Many electronic items require waterproofing, from smart speakers for swimming pools to drones that need protection from the elements. Effectively protecting electronics equipment from moisture depends heavily on the design of a product’s waterproofing enclosure. Here are four keys to designing an electronics enclosure so that it stays waterproof under wet conditions.
1. Use IP Code Testing
To provide an objective way to evaluate waterproofing quality, a standard measurement system has been set up by the International Electrotechnical Commission, the Swiss-based association that publishes international standards for the electrical and electronics industries. The International Protection Marking (Ingress Protection Marking) code (IP Code) measures waterproofing on a scale of 0 to 9K.
A 1 on the scale represents being waterproof against dripping water, while an 8 indicates protection against sustained immersion under pressure, and a 9K rating means proof against powerful high-temperature water jets. Getting IP tested is the best way to ensure waterproofing quality and to work out any bugs in your product.
2. Follow Simple Structural Designs
Testing has found that simple circular designs, such as o-rings and gaskets, provide the best waterproofing seal for electronic enclosures. A circular shape promotes a uniformly distributed and continuous force, which makes for a more reliable seal. Designs that rely on compression, such as bulkhead fittings, work better than designs such as wedge fits.
Minimizing your design’s number of surface interfaces also improves sealing. A seal between two parts is easier to seal than one between three parts. For situations that do require more complicated shapes, a good solution is a tortuous design with multiple twists.
3. Select Stable Materials
Choosing the right materials also affects your seal’s waterproofing reliability. Materials which grow or shrink, become distorted under pressure or lose their stiffness may not maintain their seal after prolonged use under stressful conditions. Choose a material that remains physically and chemically stable under conditions corresponding to the intended use of your product. For example, fluorocarbon and silicone o-rings can tolerate a wide range of temperatures without changing their size or shape, and they also resist chemical alteration, including the solvent effects of water, making them excellent for electronics uses.

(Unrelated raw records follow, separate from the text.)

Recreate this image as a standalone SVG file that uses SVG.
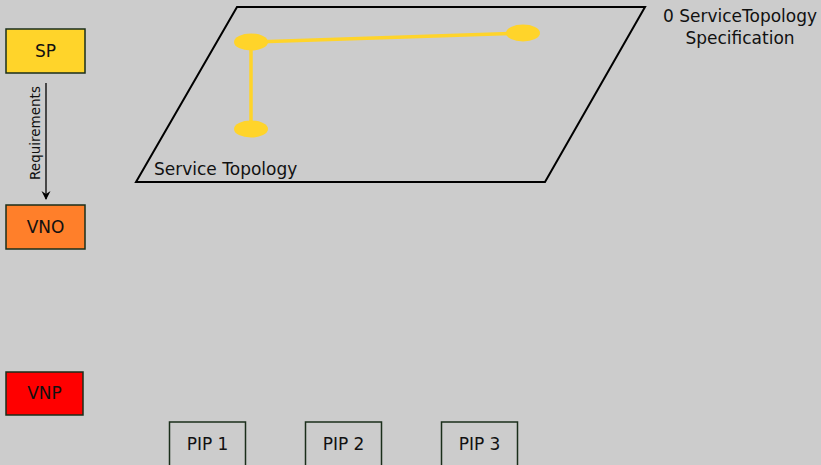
<svg xmlns="http://www.w3.org/2000/svg" width="821" height="465" viewBox="0 0 821 465">
<defs>
<style>
text{font-family:"DejaVu Sans",sans-serif;font-size:17px;fill:#111}
.box{stroke:#1a2e1a;stroke-width:1.5}
.node{fill:#ffd42a}
.edge{stroke:#ffd42a;stroke-width:3.5;fill:none}
</style>
<marker id="ah" markerWidth="10" markerHeight="12" refX="8" refY="6" orient="auto" markerUnits="userSpaceOnUse">
<path d="M0,1.5 L9,6 L0,10.5 L3,6 Z" fill="#000"/>
</marker>
</defs>
<rect width="821" height="465" fill="#cccccc"/>
<g id="plane">
<polygon points="237,7 645,7 545,182 136,182" fill="none" stroke="#000" stroke-width="2"/>
<text x="154" y="175">Service Topology</text>
</g>
<g id="connectors">
<line x1="46" y1="83" x2="46" y2="199" stroke="#000" stroke-width="1.3" marker-end="url(#ah)"/>
<text transform="translate(40,133) rotate(-90)" text-anchor="middle" style="font-size:13.5px">Requirements</text>
<line class="edge" x1="251" y1="42" x2="523" y2="33"/>
<line class="edge" x1="251" y1="48" x2="251" y2="126"/>
</g>
<g id="topo-nodes">
<ellipse class="node" cx="251" cy="42" rx="17" ry="8.5"/>
<ellipse class="node" cx="523" cy="33" rx="17" ry="8.5"/>
<ellipse class="node" cx="251" cy="129" rx="17" ry="8.5"/>
</g>
<g id="label-spec">
<text x="740" y="22" text-anchor="middle">0 ServiceTopology</text>
<text x="740" y="44" text-anchor="middle">Specification</text>
</g>
<g id="SP">
<rect class="box" x="6" y="29" width="79" height="44" fill="#ffd42a"/>
<text x="45.5" y="57" text-anchor="middle">SP</text>
</g>
<g id="VNO">
<rect class="box" x="6" y="205" width="79" height="44" fill="#ff7f2a"/>
<text x="45.5" y="233" text-anchor="middle">VNO</text>
</g>
<g id="VNP">
<rect class="box" x="6" y="372" width="77" height="43" fill="#ff0000"/>
<text x="44.5" y="399" text-anchor="middle">VNP</text>
</g>
<g id="PIP1">
<rect class="box" x="169.5" y="422" width="76" height="50" fill="none"/>
<text x="207.5" y="450" text-anchor="middle">PIP 1</text>
</g>
<g id="PIP2">
<rect class="box" x="305.5" y="422" width="76" height="50" fill="none"/>
<text x="343.5" y="450" text-anchor="middle">PIP 2</text>
</g>
<g id="PIP3">
<rect class="box" x="441.5" y="422" width="76" height="50" fill="none"/>
<text x="479.5" y="450" text-anchor="middle">PIP 3</text>
</g>
</svg>
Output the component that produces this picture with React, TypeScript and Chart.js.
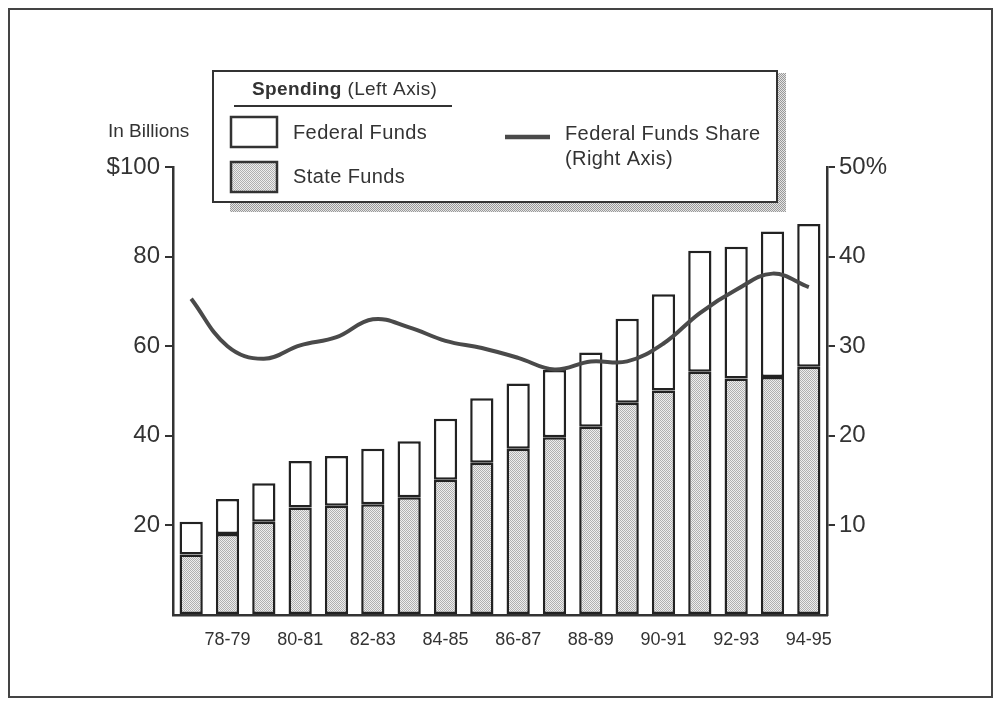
import React, { useEffect, useRef } from 'react';
import { Chart, registerables } from 'chart.js';

Chart.register(...registerables);

const seasons = [
  '77-78', '78-79', '79-80', '80-81', '81-82', '82-83', '83-84', '84-85', '85-86',
  '86-87', '87-88', '88-89', '89-90', '90-91', '91-92', '92-93', '93-94', '94-95',
];
const stateFunds = [13.5, 18.1, 20.8, 24.0, 24.4, 24.7, 26.3, 30.2, 34.0, 37.1, 39.7, 42.0, 47.4, 50.1, 54.3, 52.8, 53.1, 55.4];
const federalFunds = [7.3, 7.8, 8.6, 10.4, 11.1, 12.4, 12.5, 13.6, 14.4, 14.6, 15.0, 16.6, 18.7, 21.5, 27.0, 29.4, 32.5, 31.9];
const federalShare = [35.3, 30.0, 28.6, 30.1, 31.0, 33.0, 32.1, 30.6, 29.8, 28.7, 27.4, 28.3, 28.3, 30.3, 33.7, 36.3, 38.1, 36.6];
const leftTicks = [0, 20, 40, 60, 80, 100];
const rightTicks = [0, 10, 20, 30, 40, 50];

const FONT = '"Liberation Sans", Arial, Helvetica, sans-serif';
const INK = '#333333';

function makeStipple(ctx: CanvasRenderingContext2D, light: string, dark: string) {
  const c = document.createElement('canvas');
  c.width = 2;
  c.height = 2;
  const g = c.getContext('2d')!;
  g.fillStyle = light;
  g.fillRect(0, 0, 2, 2);
  g.fillStyle = dark;
  g.fillRect(0, 0, 1, 1);
  g.fillRect(1, 1, 1, 1);
  return ctx.createPattern(c, 'repeat')!;
}

export default function App() {
  const ref = useRef<HTMLCanvasElement | null>(null);

  useEffect(() => {
    const canvas = ref.current!;
    const ctx0 = canvas.getContext('2d')!;
    const stateFill = makeStipple(ctx0, '#eeeeee', '#b0b0b0');
    const shadowFill = makeStipple(ctx0, '#e4e4e4', '#999999');

    const decor = {
      id: 'decor',
      afterDraw(chart: any) {
        const ctx: CanvasRenderingContext2D = chart.ctx;
        ctx.save();
        // outer frame
        ctx.strokeStyle = '#444';
        ctx.lineWidth = 2;
        ctx.strokeRect(9, 9, 983, 688);

        // left axis unit
        ctx.fillStyle = INK;
        ctx.textBaseline = 'middle';
        ctx.textAlign = 'left';
        ctx.font = `19px ${FONT}`;
        ctx.fillText('In Billions', 108, 132);

        // legend shadow
        ctx.fillStyle = shadowFill;
        ctx.fillRect(230, 202, 556, 10);
        ctx.fillRect(777, 73, 9, 139);

        // legend box
        ctx.fillStyle = '#ffffff';
        ctx.fillRect(213, 71, 564, 131);
        ctx.strokeStyle = INK;
        ctx.lineWidth = 2;
        ctx.strokeRect(213, 71, 564, 131);

        const ds = chart.data.datasets;
        (ctx as any).letterSpacing = '0.4px';
        // heading
        ctx.fillStyle = INK;
        ctx.font = `bold 19px ${FONT}`;
        ctx.fillText('Spending', 252, 90);
        const w = ctx.measureText('Spending').width;
        ctx.font = `19px ${FONT}`;
        ctx.fillText(' (Left Axis)', 252 + w, 90);
        ctx.beginPath();
        ctx.moveTo(234, 106);
        ctx.lineTo(452, 106);
        ctx.lineWidth = 2;
        ctx.stroke();

        // federal funds swatch
        ctx.fillStyle = '#ffffff';
        ctx.fillRect(231, 117, 46, 30);
        ctx.lineWidth = 2.5;
        ctx.strokeRect(231, 117, 46, 30);
        ctx.fillStyle = INK;
        ctx.font = `20px ${FONT}`;
        ctx.fillText(ds[1].label, 293, 133);

        // state funds swatch
        ctx.fillStyle = stateFill;
        ctx.fillRect(231, 162, 46, 30);
        ctx.strokeRect(231, 162, 46, 30);
        ctx.fillStyle = INK;
        ctx.fillText(ds[0].label, 293, 177);

        // share line swatch
        ctx.beginPath();
        ctx.moveTo(505, 137);
        ctx.lineTo(550, 137);
        ctx.lineWidth = 4.5;
        ctx.strokeStyle = '#4a4a4a';
        ctx.stroke();
        ctx.fillStyle = INK;
        ctx.fillText(ds[2].label, 565, 134);
        ctx.fillText('(Right Axis)', 565, 159);
        ctx.restore();
      },
    };

    const gridColor = (c: any) => (c.tick && c.tick.value === 0 ? 'rgba(0,0,0,0)' : INK);

    const chart = new Chart(canvas, {
      type: 'bar',
      data: {
        labels: seasons,
        datasets: [
          {
            type: 'bar',
            label: 'State Funds',
            data: stateFunds,
            backgroundColor: stateFill,
            borderColor: '#222',
            borderWidth: 2.5,
            borderSkipped: false,
            barPercentage: 0.64,
            categoryPercentage: 1,
            yAxisID: 'y',
            order: 1,
          },
          {
            type: 'bar',
            label: 'Federal Funds',
            data: federalFunds,
            backgroundColor: '#ffffff',
            borderColor: '#222',
            borderWidth: 2.5,
            borderSkipped: false,
            barPercentage: 0.64,
            categoryPercentage: 1,
            yAxisID: 'y',
            order: 1,
          },
          {
            type: 'line',
            label: 'Federal Funds Share',
            data: federalShare,
            borderColor: '#4a4a4a',
            borderWidth: 4,
            pointRadius: 0,
            tension: 0.4,
            fill: false,
            yAxisID: 'y1',
            order: 0,
          } as any,
        ],
      },
      options: {
        responsive: false,
        devicePixelRatio: 1,
        animation: false,
        layout: { padding: { top: 167, left: 0, right: 0, bottom: 0 } },
        plugins: { legend: { display: false }, tooltip: { enabled: false }, title: { display: false } },
        scales: {
          x: {
            stacked: true,
            offset: true,
            afterFit: (s: any) => {
              s.height = 90;
              s.paddingLeft = 0;
              s.paddingRight = 0;
            },
            grid: { display: false, drawTicks: false },
            border: { display: true, color: INK, width: 2.5 },
            ticks: {
              autoSkip: false,
              maxRotation: 0,
              padding: 14,
              color: INK,
              font: { family: FONT, size: 18 },
              callback: (_v: any, i: number) => (i % 2 === 1 ? seasons[i] : ''),
            },
          },
          y: {
            stacked: true,
            position: 'left',
            min: 0,
            max: 100,
            afterFit: (s: any) => {
              s.width = 173;
              s.paddingTop = 0;
              s.paddingBottom = 0;
            },
            afterBuildTicks: (s: any) => {
              s.ticks = leftTicks.map((v) => ({ value: v }));
            },
            grid: { drawOnChartArea: false, drawTicks: true, tickLength: 8, lineWidth: 2, color: gridColor },
            border: { display: true, color: INK, width: 2.5 },
            ticks: {
              padding: 5,
              color: INK,
              font: { family: FONT, size: 24 },
              callback: (v: any) => (v === 0 ? '' : v === 100 ? '$100' : String(v)),
            },
          },
          y1: {
            stacked: false,
            position: 'right',
            min: 0,
            max: 50,
            afterFit: (s: any) => {
              s.width = 169;
              s.paddingTop = 0;
              s.paddingBottom = 0;
            },
            afterBuildTicks: (s: any) => {
              s.ticks = rightTicks.map((v) => ({ value: v }));
            },
            grid: { drawOnChartArea: false, drawTicks: true, tickLength: 8, lineWidth: 2, color: gridColor },
            border: { display: true, color: INK, width: 2.5 },
            ticks: {
              padding: 4,
              color: INK,
              font: { family: FONT, size: 24 },
              callback: (v: any) => (v === 0 ? '' : v === 50 ? '50%' : String(v)),
            },
          },
        },
      } as any,
      plugins: [decor],
    });

    return () => chart.destroy();
  }, []);

  return (
    <div style={{ position: 'fixed', left: 0, top: 0, width: 996, height: 705, background: '#fff' }}>
      <canvas ref={ref} width={996} height={705} style={{ display: 'block' }} />
    </div>
  );
}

If your product isn’t built to accommodate an o-ring or gasket shape, another option is to incorporate an appropriate elastomer such as Viton through overmolding and directly attaching half of your seal to your enclosed design. Other workaround solutions are using ultrasonic welding or liquid adhesives.
4. Keep Structures in Place With Solid Support
Providing support that keeps your seal in place is also critical for maintaining waterproofing. Seals such as o-rings must remain in the correct position to do their job. If a seal shifts out of position due to pressure, the seal may begin leaking, or it may completely fail.
To stay in place, o-ring and gasket mating surfaces must be properly fitted to their respective seals, which calls for precise measurements. Gaskets that aren’t circular and stand on their own should be supplemented with support from all sides so they don’t slip out of place. For seals intended to be used under intense pressure, circular o-rings provide a more reliable solution than ones made of materials such as regular rubber, paper or cork.
Follow Best Practices to Stay Waterproof
Designing your enclosure seal with simple shapes, stable materials and stabilizing support can help ensure reliable waterproofing. Test your design with a qualified IP Code testing service to make sure it will hold up under real-life conditions. Following these guidelines will help keep your product’s electronics component’s dry and safe.